Below is a listing to transcribe in full and exactly; keep the pictures out.

--------------------------------

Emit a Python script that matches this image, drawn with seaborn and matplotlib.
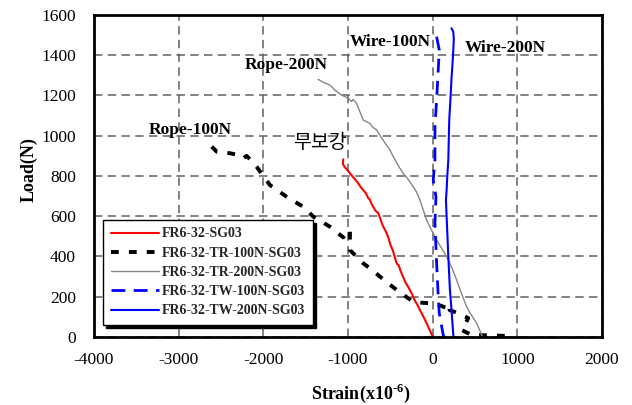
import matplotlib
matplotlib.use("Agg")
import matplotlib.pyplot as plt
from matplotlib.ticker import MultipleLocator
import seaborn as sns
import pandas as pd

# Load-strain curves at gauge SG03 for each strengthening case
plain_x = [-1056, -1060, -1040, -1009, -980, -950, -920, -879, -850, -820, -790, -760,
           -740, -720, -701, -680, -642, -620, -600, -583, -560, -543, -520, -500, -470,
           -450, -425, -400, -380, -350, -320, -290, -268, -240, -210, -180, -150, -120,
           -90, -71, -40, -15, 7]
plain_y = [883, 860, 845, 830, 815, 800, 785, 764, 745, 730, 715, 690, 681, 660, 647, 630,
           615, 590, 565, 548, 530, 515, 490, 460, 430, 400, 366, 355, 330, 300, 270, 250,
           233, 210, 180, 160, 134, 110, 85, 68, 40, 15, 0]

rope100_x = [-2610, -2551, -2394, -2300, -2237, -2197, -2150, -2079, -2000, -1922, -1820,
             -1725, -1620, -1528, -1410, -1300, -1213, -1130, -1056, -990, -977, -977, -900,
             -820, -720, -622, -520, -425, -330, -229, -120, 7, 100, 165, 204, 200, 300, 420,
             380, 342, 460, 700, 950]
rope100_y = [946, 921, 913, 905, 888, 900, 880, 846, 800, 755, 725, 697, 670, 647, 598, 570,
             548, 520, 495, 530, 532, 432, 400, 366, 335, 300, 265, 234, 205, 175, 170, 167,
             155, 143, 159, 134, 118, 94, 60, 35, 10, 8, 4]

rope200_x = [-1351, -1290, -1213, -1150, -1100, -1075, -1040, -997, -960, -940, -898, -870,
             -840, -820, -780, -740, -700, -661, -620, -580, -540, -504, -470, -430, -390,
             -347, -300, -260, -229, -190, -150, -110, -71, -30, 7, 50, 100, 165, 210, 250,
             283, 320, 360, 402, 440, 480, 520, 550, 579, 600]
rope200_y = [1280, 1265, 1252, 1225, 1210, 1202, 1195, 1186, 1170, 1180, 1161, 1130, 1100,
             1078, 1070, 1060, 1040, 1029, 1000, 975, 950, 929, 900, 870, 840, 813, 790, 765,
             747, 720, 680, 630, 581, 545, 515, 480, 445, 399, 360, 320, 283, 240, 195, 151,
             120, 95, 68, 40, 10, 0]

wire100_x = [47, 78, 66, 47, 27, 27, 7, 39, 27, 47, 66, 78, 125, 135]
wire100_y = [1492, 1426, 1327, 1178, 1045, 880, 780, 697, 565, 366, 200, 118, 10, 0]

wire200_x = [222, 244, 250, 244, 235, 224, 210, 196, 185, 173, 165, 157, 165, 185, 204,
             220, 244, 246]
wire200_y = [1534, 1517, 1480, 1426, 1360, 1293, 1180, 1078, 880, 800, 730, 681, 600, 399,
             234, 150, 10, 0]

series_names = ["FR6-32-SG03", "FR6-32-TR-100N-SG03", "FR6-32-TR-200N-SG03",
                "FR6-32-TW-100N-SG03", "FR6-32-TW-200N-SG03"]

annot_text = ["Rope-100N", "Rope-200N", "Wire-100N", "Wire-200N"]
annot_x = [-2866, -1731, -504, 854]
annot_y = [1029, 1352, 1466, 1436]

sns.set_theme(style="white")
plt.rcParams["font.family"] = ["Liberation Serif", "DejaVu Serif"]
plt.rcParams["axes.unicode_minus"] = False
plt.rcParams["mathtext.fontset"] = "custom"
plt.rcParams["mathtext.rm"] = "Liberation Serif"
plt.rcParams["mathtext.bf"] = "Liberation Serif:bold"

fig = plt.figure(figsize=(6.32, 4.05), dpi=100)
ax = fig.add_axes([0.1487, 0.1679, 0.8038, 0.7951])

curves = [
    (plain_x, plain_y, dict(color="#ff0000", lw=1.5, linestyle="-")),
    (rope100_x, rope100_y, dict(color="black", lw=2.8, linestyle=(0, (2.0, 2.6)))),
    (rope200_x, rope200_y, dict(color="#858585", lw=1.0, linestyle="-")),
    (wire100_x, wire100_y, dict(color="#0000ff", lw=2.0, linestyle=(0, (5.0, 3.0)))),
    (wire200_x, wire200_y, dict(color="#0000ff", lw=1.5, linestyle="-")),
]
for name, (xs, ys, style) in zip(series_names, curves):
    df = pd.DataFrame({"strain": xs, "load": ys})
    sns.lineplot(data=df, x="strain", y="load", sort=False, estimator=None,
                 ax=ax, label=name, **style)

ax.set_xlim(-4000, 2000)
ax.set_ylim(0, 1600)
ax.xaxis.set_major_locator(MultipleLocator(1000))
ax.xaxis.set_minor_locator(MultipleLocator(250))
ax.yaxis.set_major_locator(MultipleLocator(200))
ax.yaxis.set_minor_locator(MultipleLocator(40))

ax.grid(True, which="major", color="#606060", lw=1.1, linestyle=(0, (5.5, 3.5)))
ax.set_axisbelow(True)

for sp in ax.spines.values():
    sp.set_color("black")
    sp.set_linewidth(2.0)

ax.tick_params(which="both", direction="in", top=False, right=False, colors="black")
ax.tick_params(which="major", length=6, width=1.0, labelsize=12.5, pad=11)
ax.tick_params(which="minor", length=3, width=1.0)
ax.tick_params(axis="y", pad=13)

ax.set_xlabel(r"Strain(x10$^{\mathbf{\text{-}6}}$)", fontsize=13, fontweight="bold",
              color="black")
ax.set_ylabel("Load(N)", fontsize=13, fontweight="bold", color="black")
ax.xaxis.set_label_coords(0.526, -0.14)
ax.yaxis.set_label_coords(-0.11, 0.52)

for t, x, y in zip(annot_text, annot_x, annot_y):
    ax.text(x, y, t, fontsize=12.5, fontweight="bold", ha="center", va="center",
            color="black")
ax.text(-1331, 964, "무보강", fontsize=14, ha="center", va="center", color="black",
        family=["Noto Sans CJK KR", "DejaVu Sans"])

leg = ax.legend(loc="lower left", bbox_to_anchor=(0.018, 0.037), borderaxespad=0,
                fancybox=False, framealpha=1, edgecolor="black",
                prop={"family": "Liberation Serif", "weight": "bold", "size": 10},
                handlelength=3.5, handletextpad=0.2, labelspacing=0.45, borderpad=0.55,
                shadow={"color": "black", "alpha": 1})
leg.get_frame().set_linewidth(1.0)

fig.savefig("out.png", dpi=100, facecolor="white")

--------------------------------

§ Task response:
Emit a Python script that matches this image, drawn with seaborn and matplotlib.
import matplotlib
matplotlib.use("Agg")
import matplotlib.pyplot as plt
from matplotlib.ticker import MultipleLocator
import seaborn as sns
import pandas as pd

# Load-strain curves at gauge SG03 for each strengthening case
plain_x = [-1056, -1060, -1040, -1009, -980, -950, -920, -879, -850, -820, -790, -760,
           -740, -720, -701, -680, -642, -620, -600, -583, -560, -543, -520, -500, -470,
           -450, -425, -400, -380, -350, -320, -290, -268, -240, -210, -180, -150, -120,
           -90, -71, -40, -15, 7]
plain_y = [883, 860, 845, 830, 815, 800, 785, 764, 745, 730, 715, 690, 681, 660, 647, 630,
           615, 590, 565, 548, 530, 515, 490, 460, 430, 400, 366, 355, 330, 300, 270, 250,
           233, 210, 180, 160, 134, 110, 85, 68, 40, 15, 0]

rope100_x = [-2610, -2551, -2394, -2300, -2237, -2197, -2150, -2079, -2000, -1922, -1820,
             -1725, -1620, -1528, -1410, -1300, -1213, -1130, -1056, -990, -977, -977, -900,
             -820, -720, -622, -520, -425, -330, -229, -120, 7, 100, 165, 204, 200, 300, 420,
             380, 342, 460, 700, 950]
rope100_y = [946, 921, 913, 905, 888, 900, 880, 846, 800, 755, 725, 697, 670, 647, 598, 570,
             548, 520, 495, 530, 532, 432, 400, 366, 335, 300, 265, 234, 205, 175, 170, 167,
             155, 143, 159, 134, 118, 94, 60, 35, 10, 8, 4]

rope200_x = [-1351, -1290, -1213, -1150, -1100, -1075, -1040, -997, -960, -940, -898, -870,
             -840, -820, -780, -740, -700, -661, -620, -580, -540, -504, -470, -430, -390,
             -347, -300, -260, -229, -190, -150, -110, -71, -30, 7, 50, 100, 165, 210, 250,
             283, 320, 360, 402, 440, 480, 520, 550, 579, 600]
rope200_y = [1280, 1265, 1252, 1225, 1210, 1202, 1195, 1186, 1170, 1180, 1161, 1130, 1100,
             1078, 1070, 1060, 1040, 1029, 1000, 975, 950, 929, 900, 870, 840, 813, 790, 765,
             747, 720, 680, 630, 581, 545, 515, 480, 445, 399, 360, 320, 283, 240, 195, 151,
             120, 95, 68, 40, 10, 0]

wire100_x = [47, 78, 66, 47, 27, 27, 7, 39, 27, 47, 66, 78, 125, 135]
wire100_y = [1492, 1426, 1327, 1178, 1045, 880, 780, 697, 565, 366, 200, 118, 10, 0]

wire200_x = [222, 244, 250, 244, 235, 224, 210, 196, 185, 173, 165, 157, 165, 185, 204,
             220, 244, 246]
wire200_y = [1534, 1517, 1480, 1426, 1360, 1293, 1180, 1078, 880, 800, 730, 681, 600, 399,
             234, 150, 10, 0]

series_names = ["FR6-32-SG03", "FR6-32-TR-100N-SG03", "FR6-32-TR-200N-SG03",
                "FR6-32-TW-100N-SG03", "FR6-32-TW-200N-SG03"]

annot_text = ["Rope-100N", "Rope-200N", "Wire-100N", "Wire-200N"]
annot_x = [-2866, -1731, -504, 854]
annot_y = [1029, 1352, 1466, 1436]

sns.set_theme(style="white")
plt.rcParams["font.family"] = ["Liberation Serif", "DejaVu Serif"]
plt.rcParams["axes.unicode_minus"] = False
plt.rcParams["mathtext.fontset"] = "custom"
plt.rcParams["mathtext.rm"] = "Liberation Serif"
plt.rcParams["mathtext.bf"] = "Liberation Serif:bold"

fig = plt.figure(figsize=(6.32, 4.05), dpi=100)
ax = fig.add_axes([0.1487, 0.1679, 0.8038, 0.7951])

curves = [
    (plain_x, plain_y, dict(color="#ff0000", lw=1.5, linestyle="-")),
    (rope100_x, rope100_y, dict(color="black", lw=2.8, linestyle=(0, (2.0, 2.6)))),
    (rope200_x, rope200_y, dict(color="#858585", lw=1.0, linestyle="-")),
    (wire100_x, wire100_y, dict(color="#0000ff", lw=2.0, linestyle=(0, (5.0, 3.0)))),
    (wire200_x, wire200_y, dict(color="#0000ff", lw=1.5, linestyle="-")),
]
for name, (xs, ys, style) in zip(series_names, curves):
    df = pd.DataFrame({"strain": xs, "load": ys})
    sns.lineplot(data=df, x="strain", y="load", sort=False, estimator=None,
                 ax=ax, label=name, **style)

ax.set_xlim(-4000, 2000)
ax.set_ylim(0, 1600)
ax.xaxis.set_major_locator(MultipleLocator(1000))
ax.xaxis.set_minor_locator(MultipleLocator(250))
ax.yaxis.set_major_locator(MultipleLocator(200))
ax.yaxis.set_minor_locator(MultipleLocator(40))

ax.grid(True, which="major", color="#606060", lw=1.1, linestyle=(0, (5.5, 3.5)))
ax.set_axisbelow(True)

for sp in ax.spines.values():
    sp.set_color("black")
    sp.set_linewidth(2.0)

ax.tick_params(which="both", direction="in", top=False, right=False, colors="black")
ax.tick_params(which="major", length=6, width=1.0, labelsize=12.5, pad=11)
ax.tick_params(which="minor", length=3, width=1.0)
ax.tick_params(axis="y", pad=13)

ax.set_xlabel(r"Strain(x10$^{\mathbf{\text{-}6}}$)", fontsize=13, fontweight="bold",
              color="black")
ax.set_ylabel("Load(N)", fontsize=13, fontweight="bold", color="black")
ax.xaxis.set_label_coords(0.526, -0.14)
ax.yaxis.set_label_coords(-0.11, 0.52)

for t, x, y in zip(annot_text, annot_x, annot_y):
    ax.text(x, y, t, fontsize=12.5, fontweight="bold", ha="center", va="center",
            color="black")
ax.text(-1331, 964, "무보강", fontsize=14, ha="center", va="center", color="black",
        family=["Noto Sans CJK KR", "DejaVu Sans"])

leg = ax.legend(loc="lower left", bbox_to_anchor=(0.018, 0.037), borderaxespad=0,
                fancybox=False, framealpha=1, edgecolor="black",
                prop={"family": "Liberation Serif", "weight": "bold", "size": 10},
                handlelength=3.5, handletextpad=0.2, labelspacing=0.45, borderpad=0.55,
                shadow={"color": "black", "alpha": 1})
leg.get_frame().set_linewidth(1.0)

fig.savefig("out.png", dpi=100, facecolor="white")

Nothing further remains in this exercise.